Wednesday, 25 April 2012

Overloading and the rise of Bullying


The continuing cuts in defence are increasing the pressure on staff as they try to produce the same outputs with fewer and fewer resources.

Civil servants working in defence are dedicated to supporting the armed forces but they are being overload to such a level in some areas that the delivery of defence capability is at risk.

A new style of motivation appears to raising it's head in the Ministry of Defence; one centered around bullying.

All employees wherever they work are entitled to work in a safe environment and any promotion of institutionalised bully whether intentional or not is unacceptable.

What is bullying?

Bullying is persistent unwelcome behaviour, mostly using unwarranted or invalid criticism, nit-picking, fault-finding, exclusion, isolation, being singled out and treated differently, shouted at, humiliated, excessive monitoring, having verbal and written warnings imposed, and much more. In the workplace, bullying usually focuses on distorted or fabricated allegations of underperformance.

Why do people bully?

The purpose of bullying is to hide inadequacy. Bullying has nothing to do with managing. Good managers manage, bad managers bully. Therefore, an individual or organisation that chooses to bully is admitting their inadequacy and the extent to which they bully is a measure of their inadequacy.

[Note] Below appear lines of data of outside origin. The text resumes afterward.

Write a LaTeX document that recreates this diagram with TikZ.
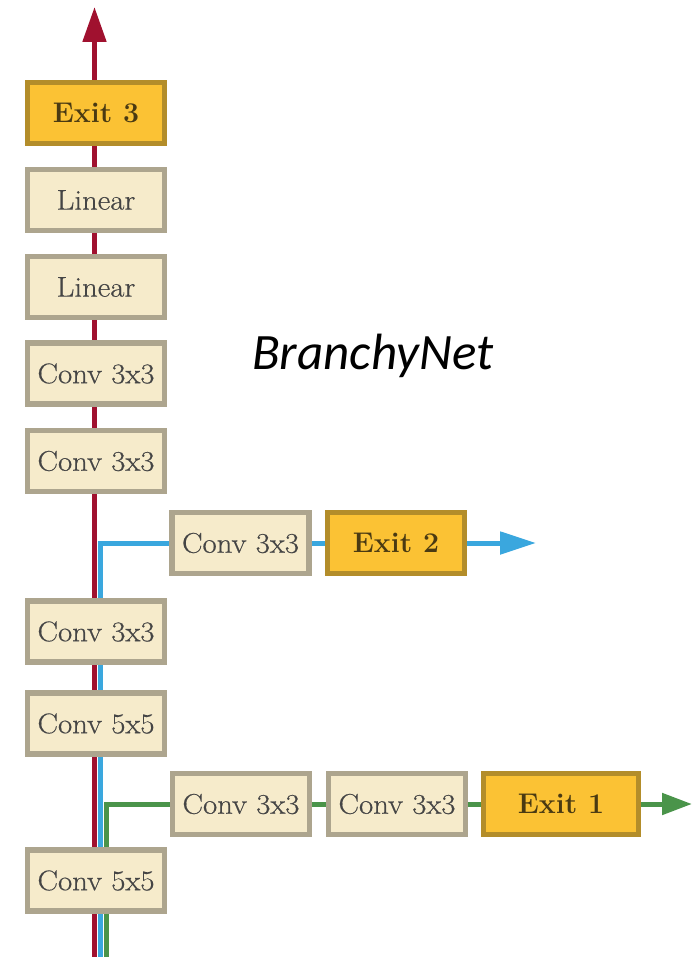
\documentclass[tikz,border=0pt]{standalone}
\usepackage{fontspec}
\newfontfamily\titlefont{Carlito}
\newfontfamily\boxfont{Latin Modern Roman}[FakeBold=0.5,FakeStretch=1.08]
\newfontfamily\exitfont{Latin Modern Roman}
\usetikzlibrary{arrows.meta,backgrounds}

\definecolor{trunkred}{HTML}{A0112F}
\definecolor{branchblue}{HTML}{3AA7DE}
\definecolor{branchgreen}{HTML}{4A944A}
\definecolor{layerfill}{HTML}{F6EBCB}
\definecolor{layerdraw}{HTML}{ADA58E}
\definecolor{exitfill}{HTML}{FBC234}
\definecolor{exitdraw}{HTML}{B38D2A}
\definecolor{layertext}{HTML}{454545}
\definecolor{exittext}{HTML}{4A3A12}

\tikzset{
  layerbox/.style={draw=layerdraw, fill=layerfill, line width=5.5pt,
    minimum width=137pt, minimum height=61pt, inner sep=0pt,
    text=layertext, font=\boxfont\fontsize{28.5}{31}\selectfont},
  exitbox/.style={layerbox, draw=exitdraw, fill=exitfill, text=exittext,
    font=\exitfont\bfseries\fontsize{28.5}{31}\selectfont},
  flow/.style={line width=5pt},
  trunk/.style={flow, draw=trunkred},
  bluepath/.style={flow, draw=branchblue},
  greenpath/.style={flow, draw=branchgreen},
}

\begin{document}
\begin{tikzpicture}[x=1pt,y=-1pt]
\useasboundingbox (0,0) rectangle (692,957);

% main column
\node[exitbox]  (ex3) at (96,113)   {Exit 3};
\node[layerbox] (lin2) at (96,200)  {Linear};
\node[layerbox] (lin1) at (96,287)  {Linear};
\node[layerbox] (cv5) at (96,373.5) {Conv 3x3};
\node[layerbox] (cv4) at (96,461)   {Conv 3x3};
\node[layerbox] (cv3) at (96,631.5) {Conv 3x3};
\node[layerbox] (cv2) at (96,723.5) {Conv 5x5};
\node[layerbox] (cv1) at (96,880.5) {Conv 5x5};

% second branch
\node[layerbox] (bb1) at (240.5,543) {Conv 3x3};
\node[exitbox]  (ex2) at (396,543)   {Exit 2};

% first branch
\node[layerbox] (gb1) at (241,804)  {Conv 3x3};
\node[layerbox] (gb2) at (397,804)  {Conv 3x3};
\node[exitbox, minimum width=155pt] (ex1) at (561,804) {Exit 1};

\node[font=\titlefont\itshape\fontsize{51}{56}\selectfont, anchor=base west,
  inner sep=0pt] (title) at (252,369) {BranchyNet};

% entry and exit points of the three paths
\coordinate (rin)  at (94.5,960);
\coordinate (rtop) at (94.5,7);
\coordinate (bin)  at (100.5,960);
\coordinate (btip) at (536,543);
\coordinate (gin)  at (106.5,960);
\coordinate (gtip) at (692,804);

\begin{scope}[on background layer]
  \draw[trunk, -{Triangle[length=35pt,width=23pt]}] (rin) -- (rtop);
  \draw[bluepath] (bin) |- (bb1.west);
  \draw[bluepath] (bb1.east) -- (ex2.west);
  \draw[bluepath, -{Triangle[length=36pt,width=22pt]}] (ex2.east) -- (btip);
  \draw[greenpath] (gin) |- (gb1.west);
  \draw[greenpath] (gb1.east) -- (gb2.west);
  \draw[greenpath] (gb2.east) -- (ex1.west);
  \draw[greenpath, -{Triangle[length=30pt,width=21pt]}] (ex1.east) -- (gtip);
\end{scope}
\end{tikzpicture}
\end{document}
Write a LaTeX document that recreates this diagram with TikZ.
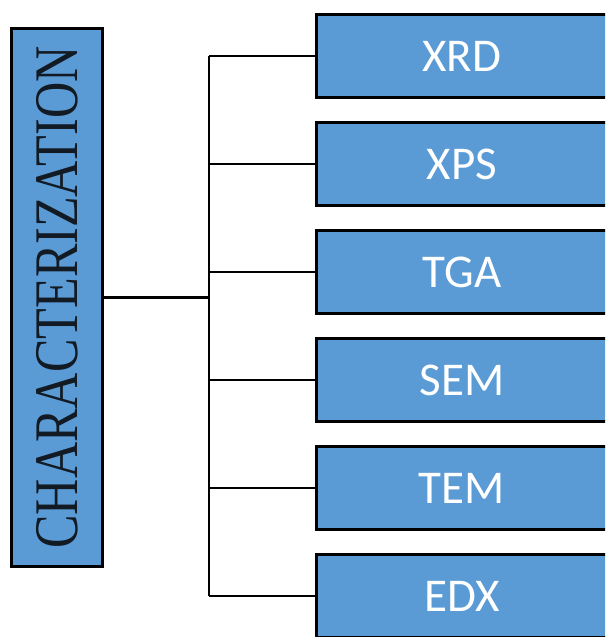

Bullying is an inefficient way of working, resulting in disenchantment, demoralisation, demotivation, disaffection, and alienation. Bullies run dysfunctional and inefficient organisations; staff turnover and sickness absence are high whilst morale and productivity are low.

Corporate bullying is where the employer abuses employees with impunity, eg:
  • coercing employees to work long hours on a regular basis then making life hell for anyone who objects
  • introduces "absence management" to deny employees annual or sick leave to which they are genuinely entitled
  • regularly snoops and spies on employees, eg by listening in to telephone conversations, using the mystery shopper, contacting customers behind employees backs and asking leading questions, conducting covert video surveillance (perhaps by fellow employees), sending personnel officers or private investigators to an employee's home to interrogate the employees whilst on sick leave, threatening employees with interrogation the moment they return from sick leave, etc.
  • deems any employee suffering from stress as weak and inadequate whilst aggressively ignoring and denying the cause (overload, lack of resources, poor management and bullying)
Serial bullying is where the source of all dysfunction can be traced to one individual, who picks on one employee after another and destroys them.

Any form of bullying is unacceptable in the workplace and the trade union movement has a zero tolerance policy to it and will challenge every instance of it.